[PROBLEM DETAILS]
Give back the records below exactly, every one, with no pictures.

[PROVIDED DATA]
— begin —

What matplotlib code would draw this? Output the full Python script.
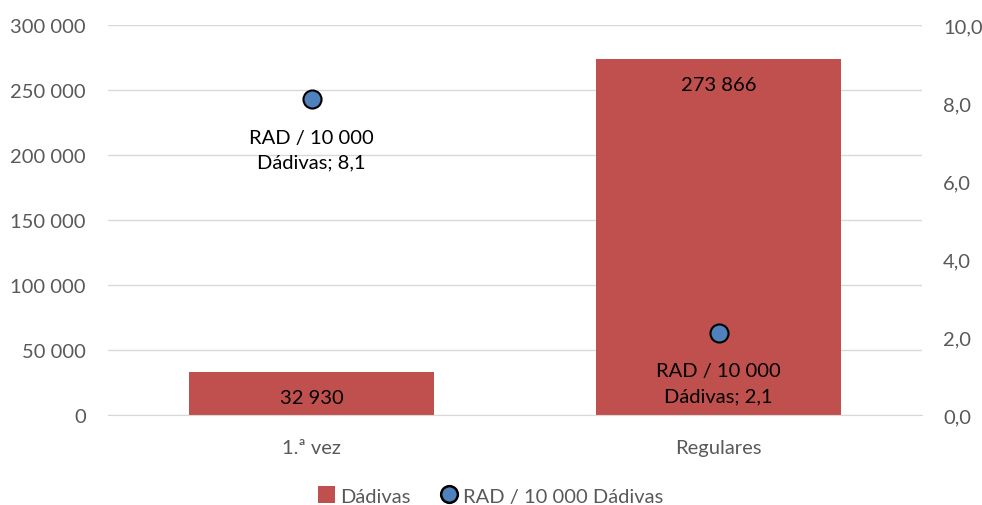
import matplotlib.pyplot as plt
from matplotlib.lines import Line2D
from matplotlib.patches import Patch

categorias = ['1.ª vez', 'Regulares']
dadivas = [32930, 273866]
rad = [8.1, 2.1]
rotulos_dadivas = ['32 930', '273 866']
rotulos_rad = ['RAD / 10 000\nDádivas; 8,1', 'RAD / 10 000\nDádivas; 2,1']
ticks_esq = [0, 50000, 100000, 150000, 200000, 250000, 300000]
ticks_esq_txt = ['0', '50 000', '100 000', '150 000', '200 000', '250 000', '300 000']
ticks_dir = [0, 2, 4, 6, 8, 10]
ticks_dir_txt = ['0,0', '2,0', '4,0', '6,0', '8,0', '10,0']

plt.rcParams['font.family'] = ['Lato', 'DejaVu Sans']
cor_barra = '#C0504D'
cor_ponto = '#4F81BD'
cinza = '#595959'

fig, ax = plt.subplots(figsize=(9.82, 5.06), dpi=100)
fig.subplots_adjust(left=0.11, right=0.939, top=0.948, bottom=0.178)

x = range(len(categorias))
ax.bar(x, dadivas, width=0.6, color=cor_barra, zorder=2)
ax.set_xlim(-0.5, 1.5)
ax.set_ylim(0, 300000)
ax.set_yticks(ticks_esq)
ax.set_yticklabels(ticks_esq_txt)
ax.set_xticks(list(x))
ax.set_xticklabels(categorias)
ax.grid(axis='y', color='#D9D9D9', linewidth=1, zorder=0)
for s in ['top', 'left', 'right']:
    ax.spines[s].set_visible(False)
ax.spines['bottom'].set_color('#D9D9D9')
ax.tick_params(length=0, labelsize=14.5, colors=cinza, pad=16)
ax.tick_params(axis='x', pad=17)

# rotulos das barras
for i, v in enumerate(dadivas):
    ax.annotate(rotulos_dadivas[i], (i, v), xytext=(0, -18.5), textcoords='offset points',
                ha='center', va='center', fontsize=14.5, color='black', zorder=4)

ax2 = ax.twinx()
ax2.set_ylim(0, 10)
ax2.set_yticks(ticks_dir)
ax2.set_yticklabels(ticks_dir_txt)
for s in ['top', 'left', 'right', 'bottom']:
    ax2.spines[s].set_visible(False)
ax2.tick_params(length=0, labelsize=14.5, colors=cinza, pad=15)
ax2.plot(list(x), rad, linestyle='none', marker='o', markersize=13,
         markerfacecolor=cor_ponto, markeredgecolor='black', markeredgewidth=1.5, zorder=5)
for i, v in enumerate(rad):
    ax2.text(i, v - 0.75, rotulos_rad[i], ha='center', va='top',
             fontsize=14.5, color='black', linespacing=1.55)

handles = [Patch(facecolor=cor_barra, edgecolor='none'),
           Line2D([], [], linestyle='none', marker='o', markersize=12,
                  markerfacecolor=cor_ponto, markeredgecolor='black', markeredgewidth=1.8)]
fig.legend(handles, ['Dádivas', 'RAD / 10 000 Dádivas'], loc='lower center',
           ncol=2, frameon=False, fontsize=14.5, labelcolor=cinza,
           bbox_to_anchor=(0.5, -0.035), handlelength=0.8, handleheight=0.9,
           handletextpad=0.3, columnspacing=1.5)

fig.savefig('out.png', dpi=100)
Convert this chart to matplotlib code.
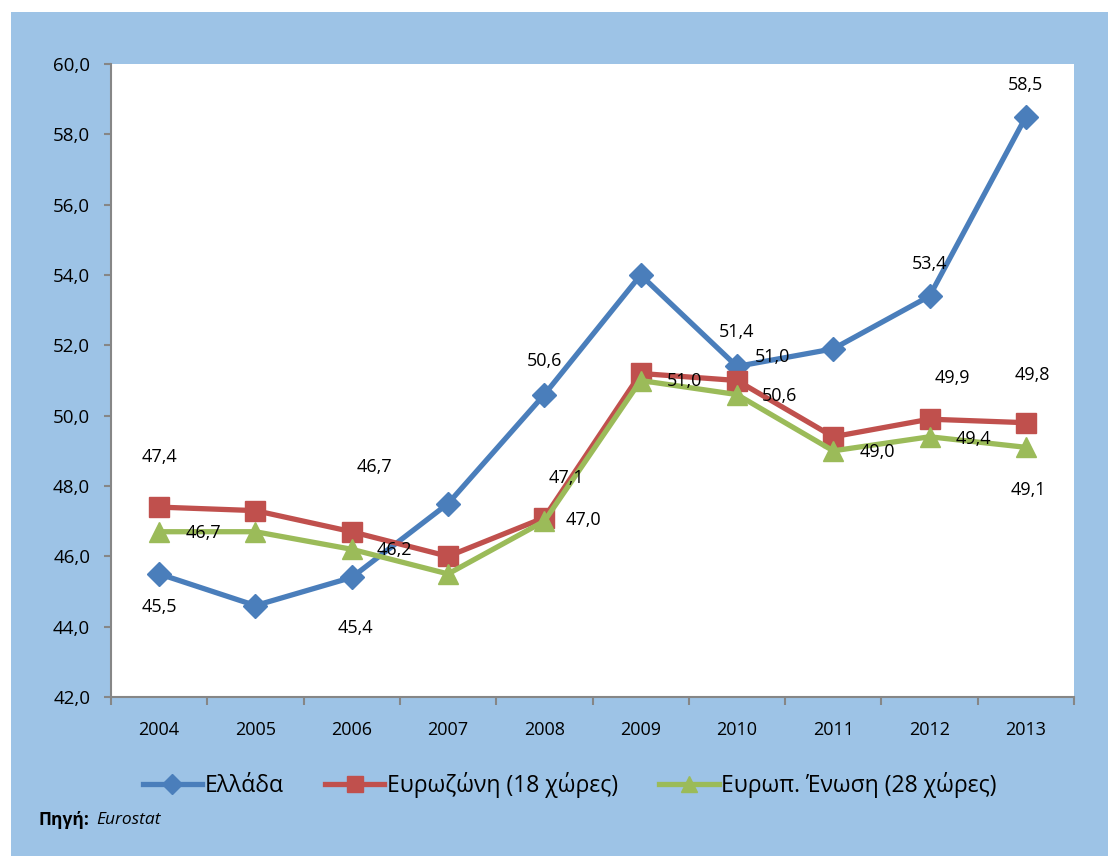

— end —

[EXERCISE ANSWER]
What matplotlib code would draw this? Output the full Python script.
import matplotlib.pyplot as plt
from matplotlib.lines import Line2D
from matplotlib.patches import Patch

categorias = ['1.ª vez', 'Regulares']
dadivas = [32930, 273866]
rad = [8.1, 2.1]
rotulos_dadivas = ['32 930', '273 866']
rotulos_rad = ['RAD / 10 000\nDádivas; 8,1', 'RAD / 10 000\nDádivas; 2,1']
ticks_esq = [0, 50000, 100000, 150000, 200000, 250000, 300000]
ticks_esq_txt = ['0', '50 000', '100 000', '150 000', '200 000', '250 000', '300 000']
ticks_dir = [0, 2, 4, 6, 8, 10]
ticks_dir_txt = ['0,0', '2,0', '4,0', '6,0', '8,0', '10,0']

plt.rcParams['font.family'] = ['Lato', 'DejaVu Sans']
cor_barra = '#C0504D'
cor_ponto = '#4F81BD'
cinza = '#595959'

fig, ax = plt.subplots(figsize=(9.82, 5.06), dpi=100)
fig.subplots_adjust(left=0.11, right=0.939, top=0.948, bottom=0.178)

x = range(len(categorias))
ax.bar(x, dadivas, width=0.6, color=cor_barra, zorder=2)
ax.set_xlim(-0.5, 1.5)
ax.set_ylim(0, 300000)
ax.set_yticks(ticks_esq)
ax.set_yticklabels(ticks_esq_txt)
ax.set_xticks(list(x))
ax.set_xticklabels(categorias)
ax.grid(axis='y', color='#D9D9D9', linewidth=1, zorder=0)
for s in ['top', 'left', 'right']:
    ax.spines[s].set_visible(False)
ax.spines['bottom'].set_color('#D9D9D9')
ax.tick_params(length=0, labelsize=14.5, colors=cinza, pad=16)
ax.tick_params(axis='x', pad=17)

# rotulos das barras
for i, v in enumerate(dadivas):
    ax.annotate(rotulos_dadivas[i], (i, v), xytext=(0, -18.5), textcoords='offset points',
                ha='center', va='center', fontsize=14.5, color='black', zorder=4)

ax2 = ax.twinx()
ax2.set_ylim(0, 10)
ax2.set_yticks(ticks_dir)
ax2.set_yticklabels(ticks_dir_txt)
for s in ['top', 'left', 'right', 'bottom']:
    ax2.spines[s].set_visible(False)
ax2.tick_params(length=0, labelsize=14.5, colors=cinza, pad=15)
ax2.plot(list(x), rad, linestyle='none', marker='o', markersize=13,
         markerfacecolor=cor_ponto, markeredgecolor='black', markeredgewidth=1.5, zorder=5)
for i, v in enumerate(rad):
    ax2.text(i, v - 0.75, rotulos_rad[i], ha='center', va='top',
             fontsize=14.5, color='black', linespacing=1.55)

handles = [Patch(facecolor=cor_barra, edgecolor='none'),
           Line2D([], [], linestyle='none', marker='o', markersize=12,
                  markerfacecolor=cor_ponto, markeredgecolor='black', markeredgewidth=1.8)]
fig.legend(handles, ['Dádivas', 'RAD / 10 000 Dádivas'], loc='lower center',
           ncol=2, frameon=False, fontsize=14.5, labelcolor=cinza,
           bbox_to_anchor=(0.5, -0.035), handlelength=0.8, handleheight=0.9,
           handletextpad=0.3, columnspacing=1.5)

fig.savefig('out.png', dpi=100)
Convert this chart to matplotlib code.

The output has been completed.